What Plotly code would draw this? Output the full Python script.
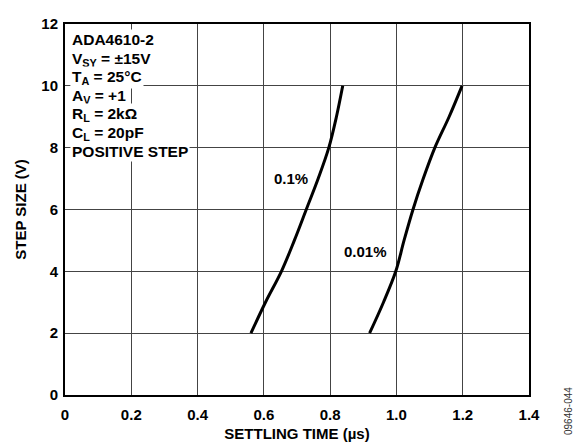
import plotly.graph_objects as go

# settling time (us) vs step size (V)
step_v = [2, 3, 4, 5, 6, 7, 8, 9, 10]
t_01 = [0.561, 0.605, 0.653, 0.692, 0.728, 0.764, 0.796, 0.819, 0.838]
t_001 = [0.919, 0.961, 0.998, 1.023, 1.050, 1.081, 1.116, 1.159, 1.198]

x_ticks = [0, 0.2, 0.4, 0.6, 0.8, 1.0, 1.2, 1.4]
x_ticklabels = ["0", "0.2", "0.4", "0.6", "0.8", "1.0", "1.2", "1.4"]
y_ticks = [0, 2, 4, 6, 8, 10, 12]

cond_lines = ["ADA4610-2", "V<sub>SY</sub> = ±15V", "T<sub>A</sub> = 25°C",
              "A<sub>V</sub> = +1", "R<sub>L</sub> = 2kΩ", "C<sub>L</sub> = 20pF",
              "POSITIVE STEP"]

FONT = "Liberation Sans, Arial, sans-serif"
BOLD = dict(family=FONT, size=15, color="black", weight="bold")

fig = go.Figure()
fig.add_trace(go.Scatter(x=t_01, y=step_v, mode="lines", line=dict(color="black", width=3, shape="spline")))
fig.add_trace(go.Scatter(x=t_001, y=step_v, mode="lines", line=dict(color="black", width=3, shape="spline")))

# condition text, white box behind each line hides the grid
for i, s in enumerate(cond_lines):
    fig.add_annotation(x=0, y=12, xref="x", yref="y", xanchor="left", yanchor="top",
                       xshift=5, yshift=-5 - i * 18.6, text=s, showarrow=False,
                       bgcolor="white", borderpad=1, font=dict(BOLD, size=15.5))

fig.add_annotation(x=0.683, y=7.0, text="0.1%", showarrow=False, font=BOLD)
fig.add_annotation(x=0.908, y=4.63, text="0.01%", showarrow=False, font=BOLD)
fig.add_annotation(x=1, y=0, xref="paper", yref="paper", xshift=39, yshift=-16,
                   text="09646-044", textangle=-90, showarrow=False,
                   xanchor="center", yanchor="middle",
                   font=dict(family=FONT, size=10, color="#333"))

axis_common = dict(showgrid=True, gridcolor="#444", gridwidth=1.2, zeroline=False,
                   showline=True, linecolor="black", linewidth=2, mirror=True,
                   ticks="", tickfont=BOLD)

fig.update_xaxes(range=[0, 1.4], tickvals=x_ticks, ticktext=x_ticklabels, ticklabelstandoff=5,
                 title=dict(text="SETTLING TIME (µs)", standoff=6, font=BOLD),
                 **axis_common)
fig.update_yaxes(range=[0, 12], tickvals=y_ticks, ticklabelstandoff=2,
                 title=dict(text="STEP SIZE (V)", standoff=11, font=BOLD),
                 **axis_common)

# page body adds an 8px margin, so the figure is a bit smaller and shifted
fig.update_layout(width=573, height=440, showlegend=False,
                  margin=dict(l=57, r=52, t=7, b=53),
                  plot_bgcolor="white", paper_bgcolor="white")
fig.write_html("out.html")
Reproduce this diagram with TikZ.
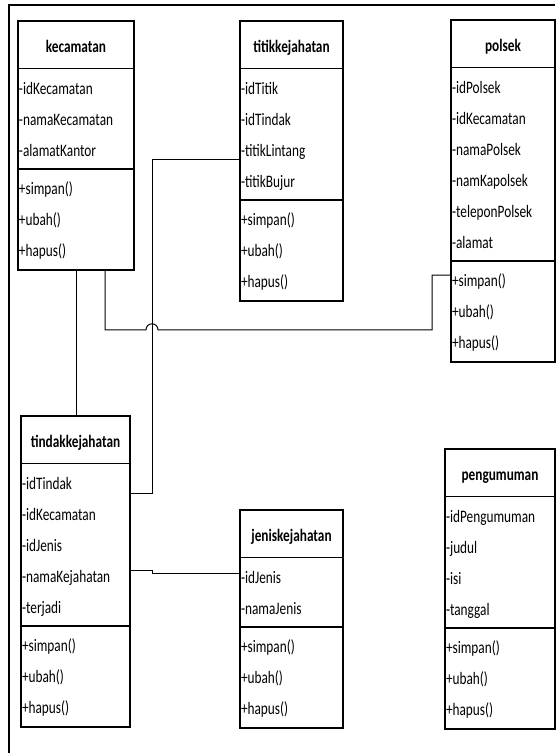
\documentclass[tikz,border=0pt]{standalone}
\usepackage{fontspec}
\setmainfont{Carlito}[FakeStretch=0.76]
\usetikzlibrary{shapes.multipart}
\newcommand{\head}[1]{{\centering\bfseries\rule[-12pt]{0pt}{40pt}#1\par}}
\newcommand{\methods}{\strut+simpan()\\\strut+ubah()\\\strut+hapus()}
\tikzset{
  umlclass/.style={
    rectangle split,
    rectangle split parts=3,
    draw=black,
    fill=white,
    line width=1.6pt,
    anchor=north west,
    outer sep=0pt,
    inner xsep=1pt,
    inner ysep=3pt,
    align=left,
    font=\fontsize{17.5}{31}\selectfont,
    text width=#1
  },
  link/.style={
    draw=black,
    line width=1pt
  },
  frame/.style={
    draw=black,
    line width=1.3pt
  }
}

\begin{document}
\begin{tikzpicture}[x=1pt, y=-1pt]
  \useasboundingbox[fill=white] (0,0) rectangle (559,753);
  \draw[frame] (9,753) -- (9,5) -- (555,5);

  \node[umlclass=114pt] (kec) at (18,21) {\head{kecamatan}
    \nodepart{two}\strut-idKecamatan\\\strut-namaKecamatan\\\strut-alamatKantor
    \nodepart{three}\methods};
  \node[umlclass=101pt] (titik) at (240,21) {\head{titikkejahatan}
    \nodepart{two}\strut-idTitik\\\strut-idTindak\\\strut-titikLintang\\\strut-titikBujur
    \nodepart{three}\methods};
  \node[umlclass=102pt] (polsek) at (451,20) {\head{polsek}
    \nodepart{two}\strut-idPolsek\\\strut-idKecamatan\\\strut-namaPolsek\\
      \strut-namKapolsek\\\strut-teleponPolsek\\\strut-alamat
    \nodepart{three}\methods};
  \node[umlclass=107pt] (tindak) at (21,416) {\head{tindakkejahatan}
    \nodepart{two}\strut-idTindak\\\strut-idKecamatan\\\strut-idJenis\\
      \strut-namaKejahatan\\\strut-terjadi
    \nodepart{three}\methods};
  \node[umlclass=101pt] (jenis) at (240,510) {\head{jeniskejahatan}
    \nodepart{two}\strut-idJenis\\\strut-namaJenis
    \nodepart{three}\methods};
  \node[umlclass=108pt] (peng) at (445,449) {\head{pengumuman}
    \nodepart{two}\strut-idPengumuman\\\strut-judul\\\strut-isi\\\strut-tanggal
    \nodepart{three}\methods};

  % relations
  \draw[link] ([xshift=58pt]kec.south west) --
    ([xshift=58pt]kec.south west |- tindak.north);
  \draw[link] ([yshift=-91pt]titik.text split west) -- ++(-88pt,0)
    |- ([yshift=-30pt]tindak.text split east);
  \draw[link] ([xshift=87pt]kec.south west) -- ++(0,-60pt) -- ++(41pt,0)
    arc[start angle=180, end angle=0, radius=6pt]
    -| ([xshift=-19pt, yshift=-14pt]polsek.two split west)
    -- ([yshift=-14pt]polsek.two split west);
  \draw[link] ([yshift=-107pt]tindak.text split east) -- ++(22pt,0)
    |- ([yshift=-16pt]jenis.text split west);
\end{tikzpicture}
\end{document}
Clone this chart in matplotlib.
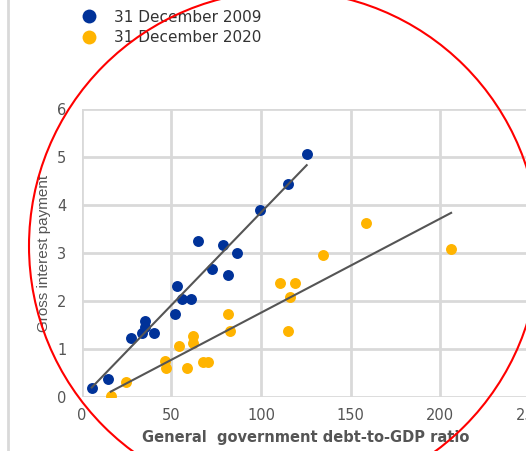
|---|
Instructions to follow:
Images in the data above are to be skipped. Retype all other material exactly.

Completed task:
What Plotly code would draw this? Output the full Python script.
import plotly.graph_objects as go

# settling time (us) vs step size (V)
step_v = [2, 3, 4, 5, 6, 7, 8, 9, 10]
t_01 = [0.561, 0.605, 0.653, 0.692, 0.728, 0.764, 0.796, 0.819, 0.838]
t_001 = [0.919, 0.961, 0.998, 1.023, 1.050, 1.081, 1.116, 1.159, 1.198]

x_ticks = [0, 0.2, 0.4, 0.6, 0.8, 1.0, 1.2, 1.4]
x_ticklabels = ["0", "0.2", "0.4", "0.6", "0.8", "1.0", "1.2", "1.4"]
y_ticks = [0, 2, 4, 6, 8, 10, 12]

cond_lines = ["ADA4610-2", "V<sub>SY</sub> = ±15V", "T<sub>A</sub> = 25°C",
              "A<sub>V</sub> = +1", "R<sub>L</sub> = 2kΩ", "C<sub>L</sub> = 20pF",
              "POSITIVE STEP"]

FONT = "Liberation Sans, Arial, sans-serif"
BOLD = dict(family=FONT, size=15, color="black", weight="bold")

fig = go.Figure()
fig.add_trace(go.Scatter(x=t_01, y=step_v, mode="lines", line=dict(color="black", width=3, shape="spline")))
fig.add_trace(go.Scatter(x=t_001, y=step_v, mode="lines", line=dict(color="black", width=3, shape="spline")))

# condition text, white box behind each line hides the grid
for i, s in enumerate(cond_lines):
    fig.add_annotation(x=0, y=12, xref="x", yref="y", xanchor="left", yanchor="top",
                       xshift=5, yshift=-5 - i * 18.6, text=s, showarrow=False,
                       bgcolor="white", borderpad=1, font=dict(BOLD, size=15.5))

fig.add_annotation(x=0.683, y=7.0, text="0.1%", showarrow=False, font=BOLD)
fig.add_annotation(x=0.908, y=4.63, text="0.01%", showarrow=False, font=BOLD)
fig.add_annotation(x=1, y=0, xref="paper", yref="paper", xshift=39, yshift=-16,
                   text="09646-044", textangle=-90, showarrow=False,
                   xanchor="center", yanchor="middle",
                   font=dict(family=FONT, size=10, color="#333"))

axis_common = dict(showgrid=True, gridcolor="#444", gridwidth=1.2, zeroline=False,
                   showline=True, linecolor="black", linewidth=2, mirror=True,
                   ticks="", tickfont=BOLD)

fig.update_xaxes(range=[0, 1.4], tickvals=x_ticks, ticktext=x_ticklabels, ticklabelstandoff=5,
                 title=dict(text="SETTLING TIME (µs)", standoff=6, font=BOLD),
                 **axis_common)
fig.update_yaxes(range=[0, 12], tickvals=y_ticks, ticklabelstandoff=2,
                 title=dict(text="STEP SIZE (V)", standoff=11, font=BOLD),
                 **axis_common)

# page body adds an 8px margin, so the figure is a bit smaller and shifted
fig.update_layout(width=573, height=440, showlegend=False,
                  margin=dict(l=57, r=52, t=7, b=53),
                  plot_bgcolor="white", paper_bgcolor="white")
fig.write_html("out.html")
Reproduce this diagram with TikZ.
\documentclass[tikz,border=0pt]{standalone}
\usepackage{fontspec}
\setmainfont{Carlito}[FakeStretch=0.76]
\usetikzlibrary{shapes.multipart}
\newcommand{\head}[1]{{\centering\bfseries\rule[-12pt]{0pt}{40pt}#1\par}}
\newcommand{\methods}{\strut+simpan()\\\strut+ubah()\\\strut+hapus()}
\tikzset{
  umlclass/.style={
    rectangle split,
    rectangle split parts=3,
    draw=black,
    fill=white,
    line width=1.6pt,
    anchor=north west,
    outer sep=0pt,
    inner xsep=1pt,
    inner ysep=3pt,
    align=left,
    font=\fontsize{17.5}{31}\selectfont,
    text width=#1
  },
  link/.style={
    draw=black,
    line width=1pt
  },
  frame/.style={
    draw=black,
    line width=1.3pt
  }
}

\begin{document}
\begin{tikzpicture}[x=1pt, y=-1pt]
  \useasboundingbox[fill=white] (0,0) rectangle (559,753);
  \draw[frame] (9,753) -- (9,5) -- (555,5);

  \node[umlclass=114pt] (kec) at (18,21) {\head{kecamatan}
    \nodepart{two}\strut-idKecamatan\\\strut-namaKecamatan\\\strut-alamatKantor
    \nodepart{three}\methods};
  \node[umlclass=101pt] (titik) at (240,21) {\head{titikkejahatan}
    \nodepart{two}\strut-idTitik\\\strut-idTindak\\\strut-titikLintang\\\strut-titikBujur
    \nodepart{three}\methods};
  \node[umlclass=102pt] (polsek) at (451,20) {\head{polsek}
    \nodepart{two}\strut-idPolsek\\\strut-idKecamatan\\\strut-namaPolsek\\
      \strut-namKapolsek\\\strut-teleponPolsek\\\strut-alamat
    \nodepart{three}\methods};
  \node[umlclass=107pt] (tindak) at (21,416) {\head{tindakkejahatan}
    \nodepart{two}\strut-idTindak\\\strut-idKecamatan\\\strut-idJenis\\
      \strut-namaKejahatan\\\strut-terjadi
    \nodepart{three}\methods};
  \node[umlclass=101pt] (jenis) at (240,510) {\head{jeniskejahatan}
    \nodepart{two}\strut-idJenis\\\strut-namaJenis
    \nodepart{three}\methods};
  \node[umlclass=108pt] (peng) at (445,449) {\head{pengumuman}
    \nodepart{two}\strut-idPengumuman\\\strut-judul\\\strut-isi\\\strut-tanggal
    \nodepart{three}\methods};

  % relations
  \draw[link] ([xshift=58pt]kec.south west) --
    ([xshift=58pt]kec.south west |- tindak.north);
  \draw[link] ([yshift=-91pt]titik.text split west) -- ++(-88pt,0)
    |- ([yshift=-30pt]tindak.text split east);
  \draw[link] ([xshift=87pt]kec.south west) -- ++(0,-60pt) -- ++(41pt,0)
    arc[start angle=180, end angle=0, radius=6pt]
    -| ([xshift=-19pt, yshift=-14pt]polsek.two split west)
    -- ([yshift=-14pt]polsek.two split west);
  \draw[link] ([yshift=-107pt]tindak.text split east) -- ++(22pt,0)
    |- ([yshift=-16pt]jenis.text split west);
\end{tikzpicture}
\end{document}
Clone this chart in matplotlib.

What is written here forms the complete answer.